The USS Indianapolis never made it to Leyte Gulf. Shortly after midnight on July 30, the Japanese submarine I-58 spotted the cruiser and fired six torpedoes. The USS Indianapolis—which was hit twice—sank within 12 minutes. Around 300 to 400 sailors and Marines were killed in the attack; the rest were stranded in the Pacific Ocean for several days.

Many of these survivors would ultimately lose their lives to sharks, a grisly scene that would be famously (albeit semi-accurately) recounted in the 1975 movie Jaws. Others died from drowning, heat stroke, thirst, burns and injuries, swallowing salt water or fuel oil, and suicide.

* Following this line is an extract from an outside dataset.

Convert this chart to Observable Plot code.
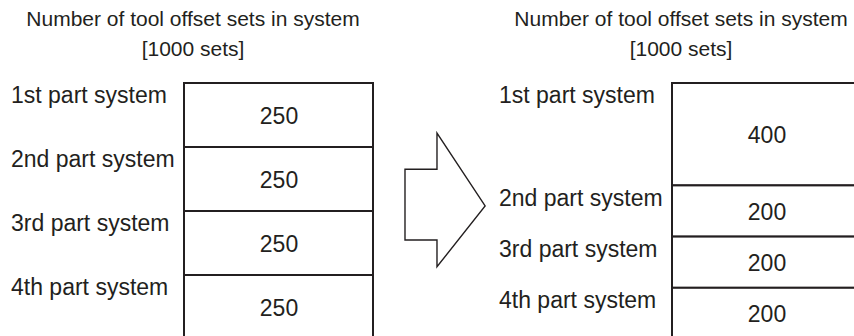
<!DOCTYPE html>
<html><head><meta charset="utf-8">
<script src="https://cdn.jsdelivr.net/npm/d3@7"></script>
<script src="https://cdn.jsdelivr.net/npm/@observablehq/plot@0.6"></script>
<style>html,body{margin:0;padding:0;background:#fff} svg{display:block}</style>
</head><body><div id="chart"></div>
<script>
// ---- data ----
const panels = ["Before", "After"];
const systems = ["1st part system", "2nd part system", "3rd part system", "4th part system"];
const beforeSets = [250, 250, 250, 250];
const afterSets = [400, 200, 200, 200];
const totalSets = 1000;
const panelTitle = "Number of tool offset sets in system\n[1000 sets]";
// block-arrow outline: [fraction across the gap between columns, position in sets]
const arrowShape = [[0.107, 337], [0.214, 337], [0.214, 196], [0.375, 480], [0.214, 718], [0.214, 613], [0.107, 613]];

const rows = [];
for (const [panel, vals] of [[panels[0], beforeSets], [panels[1], afterSets]]) {
  let acc = 0;
  vals.forEach((v, i) => { rows.push({panel, system: systems[i], value: v, y1: acc, y2: acc + v}); acc += v; });
}

const ink = "#231f20";
const font = "'Liberation Sans', Arial, Helvetica, sans-serif";

const plot = Plot.plot({
  width: 854,
  height: 336,
  margin: 0,
  style: {fontFamily: font, background: "#fff", color: ink},
  x: {type: "band", domain: panels, range: [184, 861], paddingInner: 0.613, paddingOuter: 0, axis: null},
  y: {domain: [0, totalSets], range: [83, 339], axis: null},
  marks: [
    Plot.barY(rows, {x: "panel", y1: "y1", y2: "y2", fill: "white", stroke: ink, strokeWidth: 2, insetLeft: 0, insetRight: 0}),
    Plot.text(rows, {x: "panel", y: d => (d.y1 + d.y2) / 2, text: d => String(d.value), fontSize: 23, fill: ink, dy: 1, fontFamily: font}),
    Plot.text(rows, {x: "panel", y: "y1", text: "system", textAnchor: "start", dx: -268, dy: 12.5, fontSize: 23, fill: ink, fontFamily: font}),
    Plot.text(panels, {x: d => d, text: () => panelTitle, frameAnchor: "top", lineAnchor: "top", dy: 5, dx: -86, fontSize: 21, lineHeight: 1.4, fill: ink, fontFamily: font})
  ]
});

// block arrow between the two columns, positioned through the plot's scales
const xs = plot.scale("x"), ys = plot.scale("y");
const gapStart = xs.apply(panels[0]) + xs.bandwidth;
const gapEnd = xs.apply(panels[1]);
const line = d3.line().x(d => gapStart + d[0] * (gapEnd - gapStart)).y(d => ys.apply(d[1]));
d3.select(plot).append("path")
  .attr("d", line(arrowShape) + "Z")
  .attr("fill", "white")
  .attr("stroke", ink)
  .attr("stroke-width", 1.4)
  .attr("stroke-linejoin", "miter");

document.getElementById("chart").appendChild(plot);
</script>
</body></html>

More than 300 crew members were rescued after a bomber pilot accidently sighted the imperiled men while on a routine antisubmarine patrol.

The mass tragedy—which wouldn’t be announced to the public until August 15, 1945—sparked controversy: Charles B. McVay III, captain of the USS Indianapolis, was found guilty in a court martial of failing to steer the ship on a “zigzag” course to elude Japanese submarines. A Japanese submarine captain testified that this precautionary measure wouldn’t have thwarted the enemy, but McVay was charged nonetheless. The captain died by suicide in 1968, and wouldn’t be officially exonerated by the Navy until 2001.

For decades, the remains of the USS Indianapolis were lost to the ravages of time and nature. But in 2016, naval historian Richard Hulver found a historic ship log that mentioned a sighting of the USS Indianapolis. Allen’s search team used this information to locate the ship, which was west of where experts assumed it had gone down.

Allen’s crew took pictures of the wreckage, including a piece of its hull, and will search for more of the ship. They plan to keep the exact location of the USS Indianapolis a secret, however, to honor the sunken ship as a war grave.

"While our search for the rest of the wreckage will continue, I hope everyone connected to this historic ship will feel some measure of closure at this discovery so long in coming,” Allen said.